The key scene when Ford's talents as a filmmaker become impressive is when George (Colin Firth), a professor living in Los Angeles in the early 1906's, learns the news that his lover, Jim (Matthew Goode), has tragically died in a car accident. Colin Firth's face is in extreme close up for the uninterrupted scene. You see shock, anger, despair, and the loss of love drain from his face. It's a chilling scene that sparks the narrative. George decides he can no longer live without Jim and will proceed with his day with the full intention of ending with a bullet to the head. It's an interesting proposition. What would you do your last day you knew you were going to be alive? Ford's melancholic, but tender point of view is heightened by of course, the visual swirl of a world he creates for George's last day. Things either appear especially drab or blindly bright and attractive. George's impeccable bachelor pad is a den of OCD perfection. He lays out all of his parting trinkets and gifts for his housekeeper and best friend, Charley (Julianne Moore). George proceeds with his day in a daze of malice and contempt for a world in which he's not only free to love who he wants, but also a world in which his lover is no longer present. He acknowledges his neighbors, he buys the bullets, he goes to the bank to take out his savings. He makes arrangements to have dinner with his former lover and now friend, Charley wonderfully played by that blithe presence that is Julianne Moore. Her character indulges in pink cigarettes, spending hours getting dressed up, and Tanqueray gin because she likes the color of the bottle. With their plans for dinner, George must stop at school first for one last class.

George's activities leading up to the dinner are when Ford bears the signatures of his influences. At times you feel like you could be watching a Wong Kar Wai film with Ford's love of holding the camera on stolen glances and people pining for what they truly want to stay. George meets an eager student, Kenny (Nicholas Hoult), who expresses an interest in him. The ambiguity of their relationship is fascinating to watch in how skilled Ford creates a chemistry between these two actors, but doesn't give or show you what you might expect. In a similar chance meeting with a Spanish hustler outside of a liquor store, Ford begins the scene with pure pop delight with a shot of George pulling up in his Mercedes and parking in front of a blown up "Pyscho" poster. The choice of film poster not only pays homage to perhaps on his favorite filmmakers, but it's also a film that expresses a different form of madness, despair, sexual longing and ambiguity. George and the hustler have a sensual exchange that could have been out of a Bernardo Bertolucci film. Ford breaks up the scene with tight close ups of the curls of cigarette smoke pouring from the hustler's lips. This compulsive love of the body makes you wonder if Ford painted his nipples purple underneath his James Dean-esque t-shirt. Ford's intentional or unintentional appropriation of the genius of other filmmakers isn't a sign of hackneyed unoriginality, but rather a filmmaker discovering his own voice through the aesthetic and mood of filmmakers that he perhaps feels a kindred spirit.

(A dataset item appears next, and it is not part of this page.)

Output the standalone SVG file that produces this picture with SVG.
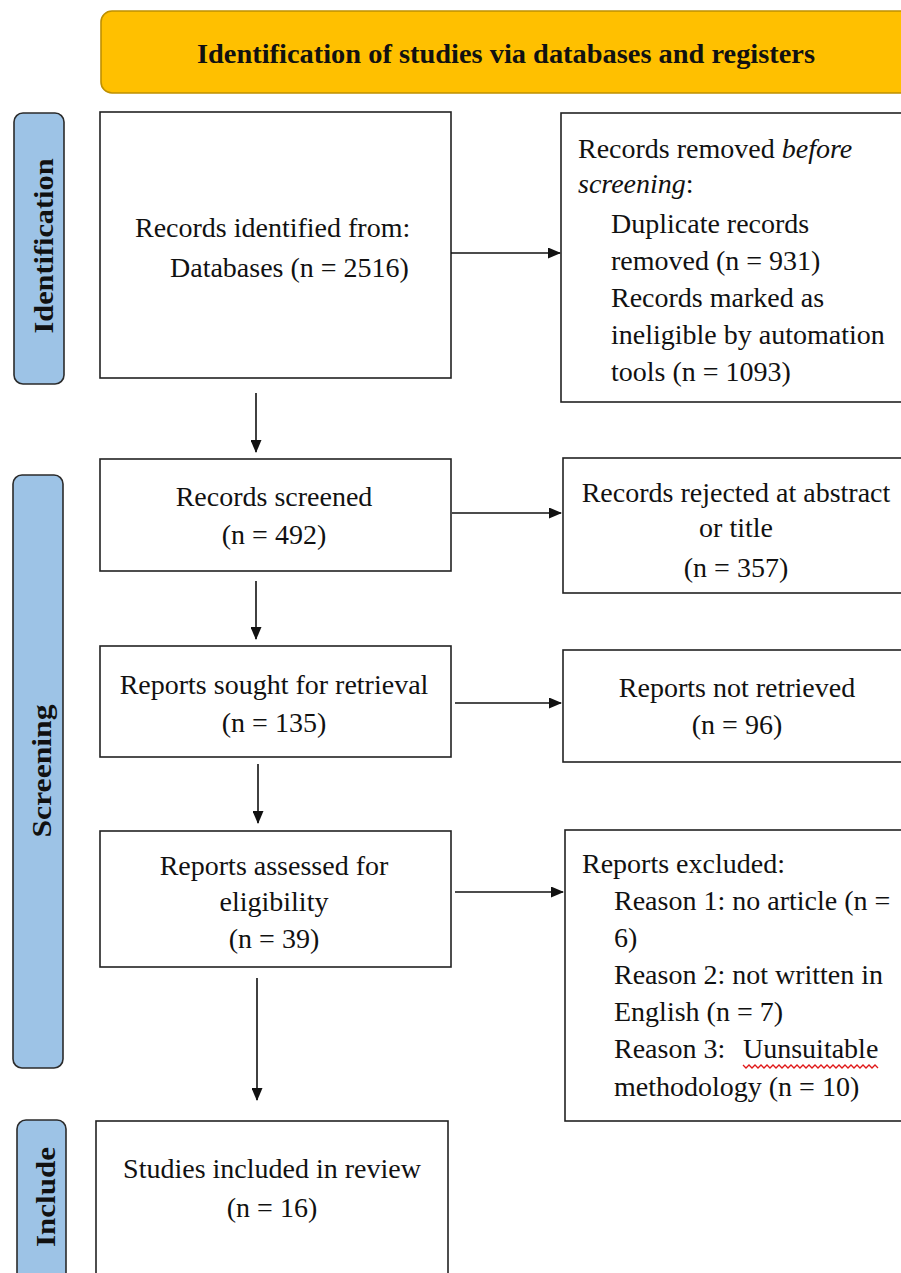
<svg xmlns="http://www.w3.org/2000/svg" width="901" height="1273" viewBox="0 0 901 1273">
<style>
.box{fill:#fff;stroke:#222;stroke-width:1.6}
.side{fill:#9DC3E6;stroke:#2b2b2b;stroke-width:1.6}
.t{font-family:"Liberation Serif","Times New Roman",serif;font-size:28px;fill:#111}
.c{text-anchor:middle}
.b{font-family:"Liberation Serif","Times New Roman",serif;font-weight:bold;font-size:28px;fill:#111;text-anchor:middle}
.i{font-style:italic}
.conn line{stroke:#111;stroke-width:1.6;marker-end:url(#ah)}
</style>
<defs>
<marker id="ah" markerWidth="13" markerHeight="11" refX="12" refY="5.5" orient="auto" markerUnits="userSpaceOnUse">
<path d="M0,0 L13,5.5 L0,11 Z" fill="#111"/>
</marker>
</defs>
<rect width="901" height="1273" fill="#fff"/>

<g id="banner">
<rect x="101" y="11" width="830" height="82" rx="11" fill="#FFC000" stroke="#BF9000" stroke-width="1.6"/>
<text class="b" x="506" y="63" textLength="618" lengthAdjust="spacingAndGlyphs">Identification of studies via databases and registers</text>
</g>

<g id="label-identification">
<rect class="side" x="14" y="113" width="50" height="271" rx="9"/>
<text class="b" transform="translate(53,246) rotate(-90)" textLength="175" lengthAdjust="spacingAndGlyphs">Identification</text>
</g>
<g id="label-screening">
<rect class="side" x="13" y="475" width="50" height="593" rx="9"/>
<text class="b" transform="translate(51,771) rotate(-90)" textLength="133" lengthAdjust="spacingAndGlyphs">Screening</text>
</g>
<g id="label-include">
<rect class="side" x="17" y="1120" width="49" height="170" rx="9"/>
<text class="b" transform="translate(55,1197) rotate(-90)" textLength="100" lengthAdjust="spacingAndGlyphs">Include</text>
</g>

<g id="records-identified">
<rect class="box" x="100" y="112" width="351" height="266"/>
<text class="t" x="135" y="237">Records identified from:</text>
<text class="t" x="170" y="277">Databases (n = 2516)</text>
</g>

<g id="records-removed">
<rect class="box" x="561" y="113" width="360" height="289"/>
<text class="t" x="578" y="158">Records removed <tspan class="i">before</tspan></text>
<text class="t" x="578" y="193"><tspan class="i">screening</tspan>:</text>
<text class="t" x="611" y="233">Duplicate records</text>
<text class="t" x="611" y="270">removed (n = 931)</text>
<text class="t" x="611" y="307">Records marked as</text>
<text class="t" x="611" y="344">ineligible by automation</text>
<text class="t" x="611" y="381">tools (n = 1093)</text>
</g>

<g id="records-screened">
<rect class="box" x="100" y="459" width="351" height="112"/>
<text class="t c" x="274" y="506">Records screened</text>
<text class="t c" x="274" y="544">(n = 492)</text>
</g>

<g id="records-rejected">
<rect class="box" x="563" y="458" width="360" height="135"/>
<text class="t c" x="736" y="502">Records rejected at abstract</text>
<text class="t c" x="736" y="537">or title</text>
<text class="t c" x="736" y="577">(n = 357)</text>
</g>

<g id="reports-sought">
<rect class="box" x="100" y="646" width="351" height="111"/>
<text class="t c" x="274" y="694">Reports sought for retrieval</text>
<text class="t c" x="274" y="732">(n = 135)</text>
</g>

<g id="reports-not-retrieved">
<rect class="box" x="563" y="650" width="360" height="112"/>
<text class="t c" x="737" y="697">Reports not retrieved</text>
<text class="t c" x="737" y="734">(n = 96)</text>
</g>

<g id="reports-assessed">
<rect class="box" x="100" y="831" width="351" height="136"/>
<text class="t c" x="274" y="875">Reports assessed for</text>
<text class="t c" x="274" y="911">eligibility</text>
<text class="t c" x="274" y="948">(n = 39)</text>
</g>

<g id="reports-excluded">
<rect class="box" x="565" y="830" width="360" height="291"/>
<text class="t" x="582" y="873">Reports excluded:</text>
<text class="t" x="614" y="910">Reason 1: no article (n =</text>
<text class="t" x="614" y="947">6)</text>
<text class="t" x="614" y="984">Reason 2: not written in</text>
<text class="t" x="614" y="1021">English (n = 7)</text>
<text class="t" x="614" y="1058">Reason 3:<tspan x="743">Uunsuitable</tspan></text>
<path d="M743,1065 l3,3 l3,-3 l3,3 l3,-3 l3,3 l3,-3 l3,3 l3,-3 l3,3 l3,-3 l3,3 l3,-3 l3,3 l3,-3 l3,3 l3,-3 l3,3 l3,-3 l3,3 l3,-3 l3,3 l3,-3 l3,3 l3,-3 l3,3 l3,-3 l3,3 l3,-3 l3,3 l3,-3 l3,3 l3,-3 l3,3 l3,-3 l3,3 l3,-3 l3,3 l3,-3 l3,3 l3,-3 l3,3 l3,-3 l3,3 l3,-3 l3,3" fill="none" stroke="#e01818" stroke-width="1.3"/>
<text class="t" x="614" y="1096">methodology (n = 10)</text>
</g>

<g id="studies-included">
<rect class="box" x="96" y="1121" width="352" height="170"/>
<text class="t c" x="272" y="1178">Studies included in review</text>
<text class="t c" x="272" y="1217">(n = 16)</text>
</g>

<g id="connectors" class="conn">
<line x1="451" y1="253" x2="560" y2="253"/>
<line x1="256" y1="393" x2="256" y2="452"/>
<line x1="452" y1="513" x2="561" y2="513"/>
<line x1="256" y1="581" x2="256" y2="639"/>
<line x1="455" y1="703" x2="561" y2="703"/>
<line x1="258" y1="764" x2="258" y2="823"/>
<line x1="455" y1="892" x2="563" y2="892"/>
<line x1="257" y1="978" x2="257" y2="1100"/>
</g>
</svg>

When "A Single Man" is at its most singular is when you see Ford focuses on the loss of George. I'm not sure the technique he implores too often in the film of shifting the color saturation when George feels something because Firth is good enough to have you feel what he's feeling. However, in the scenes between Goode and Firth told in flashback, there's a sense of impending doom. They love each other very much, but Firth's protective eyes suggest that love is perhaps not eternal. When he's with Kenny (sensitively played by Hoult), George is liberated, but again that the liberation is only fleeting. "A Single Man" on the surface might imply that nothing lasts forever, but through Ford's appreciation for present moments (the hustler at the liquor store, Charley applying make up all day in preparation for dinner, skinny dipping in the ocean), the movie's statement is actually quite optimistic. The idea of nothing lasting forever is debatable, but what does last from "A Single Man" are the perfectly articulated and manicured traces of a burgeoning filmmaker.

3 comments:

Leigh said...

saw the trailer for this last night before The (godawful) Road, and almost creamed my jeans.

CAN.
NOT.
WAIT.

robby said...

I saw it the other day and I don't know... I liked it, but it felt a little claustrophobic. Too pretty for its own good.

Eric R. Rickert said...

ugh. i seriously cannot express how badly i need to see this movie. seriously.